COVID-19 is taking a heavy toll in America’s mental health-care deserts

COVID-19 is taking a heavy toll in America’s mental health-care deserts
Posted on Dec 30 2020
National Geographic

Although the pandemic boosted virtual telemedicine and efforts to normalize the conversation around seeking help for mental health concerns, this progress has not addressed the root crisis: There aren’t enough mental health-care workers to treat everyone in need. That scarcity isn’t something the nation can solve overnight. “It takes eight years to make a social worker,” says Ken Duckworth, CMO for NAMI. Practitioners ranging from rural clinics to larger nonprofits like the National Alliance on Mental Illness had to up their services. “Isolation is hard on people,” Duckworth says. “Uncertainty is hard on people.
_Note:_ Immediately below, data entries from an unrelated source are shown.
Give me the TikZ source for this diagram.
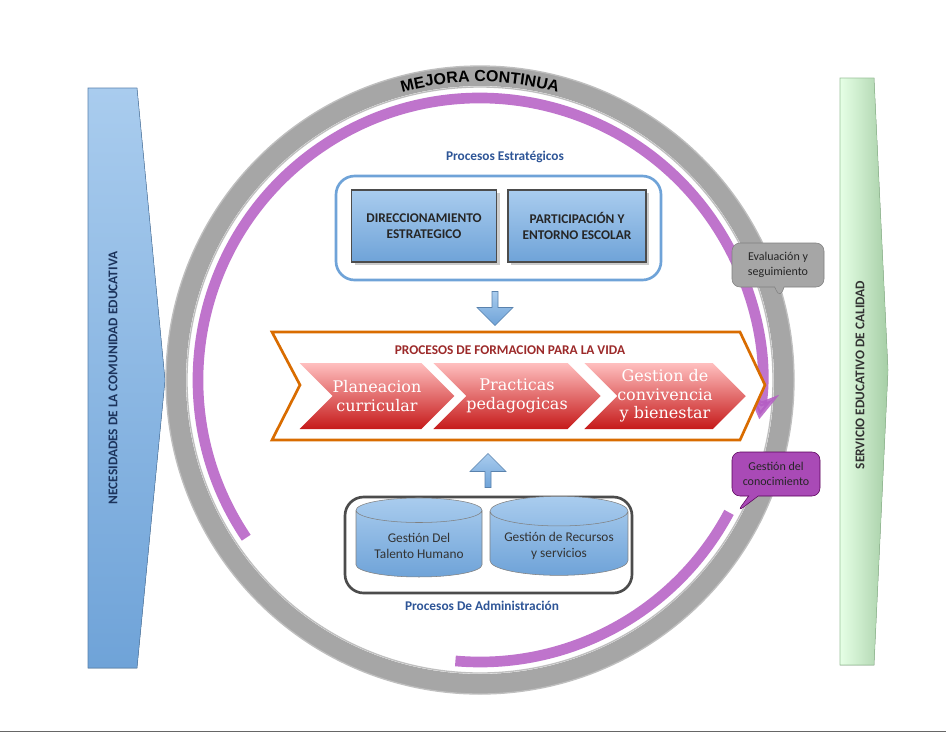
\documentclass[tikz,border=0pt]{standalone}
\usepackage{fontspec}
\setmainfont{Carlito}
\newfontfamily\slab{DejaVu Serif}
\newfontfamily\cond{Liberation Sans}
\usetikzlibrary{shapes.geometric,shapes.symbols,shapes.callouts,shapes.arrows,arrows.meta,decorations.text,shadows}
\definecolor{bluebox}{HTML}{6FA3D8}
\definecolor{bluelight}{HTML}{A9CCEE}
\definecolor{titleblue}{HTML}{2E5597}
\definecolor{purp}{HTML}{B45CC4}
\definecolor{darkred}{HTML}{9C2A2A}
\tikzset{
 sq/.style={draw=black!70,line width=1pt,top color=bluelight,bottom color=bluebox,minimum width=145pt*0.75,minimum height=72pt*0.75,align=center,font=\bfseries,text=black!85,drop shadow={opacity=.4}},
 cyl/.style={cylinder,shape border rotate=90,aspect=0.25,draw=black!50,top color=bluelight,bottom color=bluebox,minimum width=126*0.75pt,minimum height=79*0.75pt,align=center,font=\normalsize,text=black!80},
 chev/.style={signal,signal to=east,signal from=west,top color=red!25,bottom color=red!75!black!90,draw=none,minimum height=66*0.75pt,text=white,font=\slab\large,align=center,inner sep=0pt},
 ttl/.style={font=\bfseries,text=titleblue},
 purparc/.style={purp,line width=8pt,opacity=.85},
 blarrow/.style={single arrow,top color=bluelight,bottom color=bluebox,draw=bluebox!80!black,minimum height=34*0.75pt,minimum width=36*0.75pt,single arrow head extend=6pt,inner sep=1pt},
}
\begin{document}
\begin{tikzpicture}[x=0.75pt,y=-0.75pt]
\useasboundingbox (0,0) rectangle (946,733);
\fill[white] (0,0) rectangle (946,733);
\draw[black!60] (0,731) -- (946,731);
% side arrows
\fill[top color=bluelight,bottom color=bluebox,draw=bluebox!80!black] (88,88) -- (137,88) -- (165,380) -- (137,668) -- (88,668) -- cycle;
\node[rotate=90,font=\bfseries,text=titleblue!60!black] (lt) at (113,378) {NECESIDADES DE LA COMUNIDAD EDUCATIVA};
\fill[left color=green!10,right color=green!45!black!35,draw=green!40!black!40] (840,78) -- (874,78) -- (888,370) -- (874,665) -- (840,665) -- cycle;
\node[rotate=90,font=\bfseries,text=black!80] (rt) at (860,375) {SERVICIO EDUCATIVO DE CALIDAD};
% ring
\coordinate (c) at (480,380);
\draw[black!35,line width=15pt] (c) circle (304);
\draw[black!25,line width=1pt] (c) circle (314);
\draw[black!25,line width=1pt] (c) circle (293);
\path[decorate,decoration={text along path,text align=center,text={|\cond\bfseries\large|MEJORA CONTINUA}}]
  (c) ++(200:298) arc (200:340:298);
% purple arcs
\draw[purparc,-{Stealth[length=20pt,width=24pt]}] (c) ++(146:282) arc (146:368:282);
\draw[purparc] (c) ++(28:282) arc (28:95:282);
% strategic
\node[ttl] (pe) at (505,157) {Procesos Estratégicos};
\draw[bluebox,line width=2pt,rounded corners=14pt,fill=white] (336,176) rectangle (661,280);
\node[sq] (d1) at (424,226) {DIRECCIONAMIENTO\\ESTRATEGICO};
\node[sq,minimum width=138*0.75pt] (d2) at (577,226) {PARTICIPACIÓN Y\\ENTORNO ESCOLAR};
\node[blarrow,shape border rotate=270] (a1) at (495,307) {};
% formation
\draw[orange!85!black,line width=2pt,fill=white] (272,332) -- (740,332) -- (765,385) -- (740,440) -- (272,440) -- (300,385) -- cycle;
\node[font=\bfseries,text=darkred] (pf) at (510,350) {PROCESOS DE FORMACION PARA LA VIDA};
\node[chev,minimum width=148*0.75pt] (c1) at (377,396) {Planeacion\\curricular};
\node[chev,minimum width=148*0.75pt] (c2) at (517,396) {Practicas\\pedagogicas};
\node[chev,minimum width=160*0.75pt] (c3) at (665,396) {Gestion de\\convivencia\\y bienestar};
\node[blarrow,shape border rotate=90] (a2) at (488,472) {};
% admin
\draw[black!70,line width=2pt,rounded corners=14pt,fill=white] (345,497) rectangle (632,593);
\node[cyl] (g1) at (419,546) {Gestión Del\\Talento Humano};
\node[cyl,minimum width=138*0.75pt] (g2) at (559,546) {Gestión de Recursos\\y servicios};
\node[ttl] (pa) at (482,606) {Procesos De Administración};
% callouts
\node[rectangle callout,rounded corners=6pt,fill=black!35,draw=black!50,callout absolute pointer={(780,298)},minimum width=92*0.75pt,minimum height=44*0.75pt,align=center,font=\small,text=black!85,inner sep=1pt] (ev) at (778,265) {Evaluación y\\seguimiento};
\node[rectangle callout,rounded corners=6pt,fill=purp!80!violet,draw=violet!70!black,callout absolute pointer={(737,512)},minimum width=88*0.75pt,minimum height=44*0.75pt,align=center,font=\small,text=black!85,inner sep=1pt] (gc) at (776,474) {Gestión del\\conocimiento};
\end{tikzpicture}
\end{document}
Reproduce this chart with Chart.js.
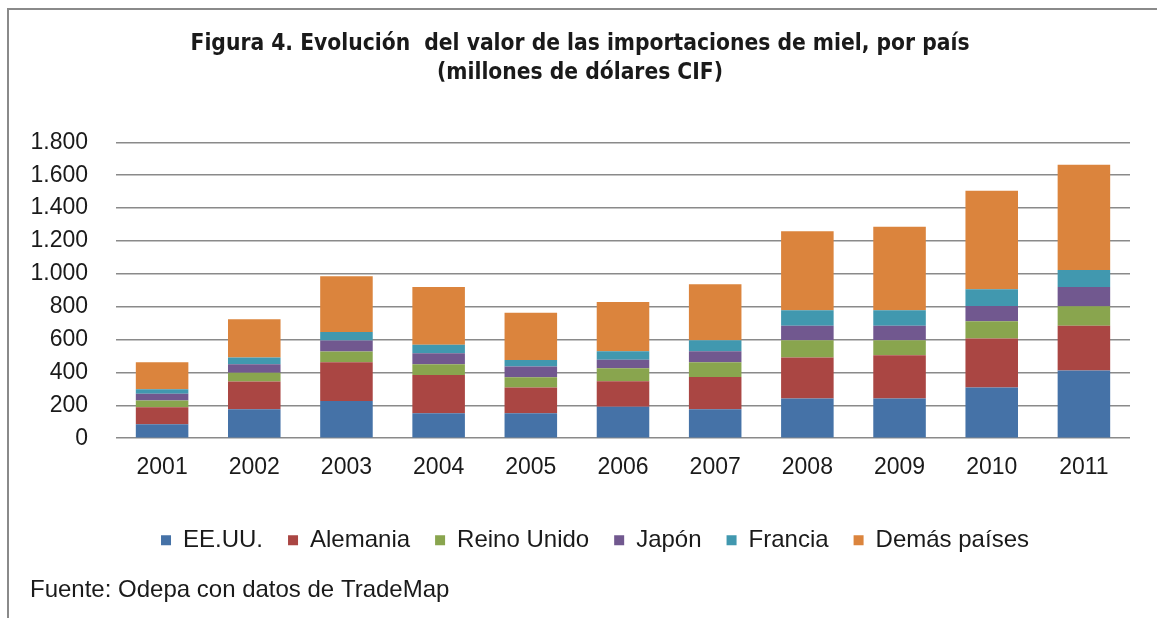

Winter can be hard on people. People are in distress, and they’re having clinically significant experiences.” “It has become much more ordinary to seek help for mental health,” Duckworth says. “Going forward, people with mental health concerns may not be considered the other.” The National Alliance on Mental Illness’s helpline has seen an increase in calls. At the onset of the pandemic, the number of people phoning them tripled. This volume has waxed and waned with outbreaks and other tumultuous events this year, such as the presidential election, the continued perpetuation of violent white nationalism, and the social movements toward equality. NAMI has recruited additional volunteers to handle the uptick. Teletherapy and phone sessions have closed the distance between providers and their rural patients, but this new connectivity is far from a cure-all, Duckworth says.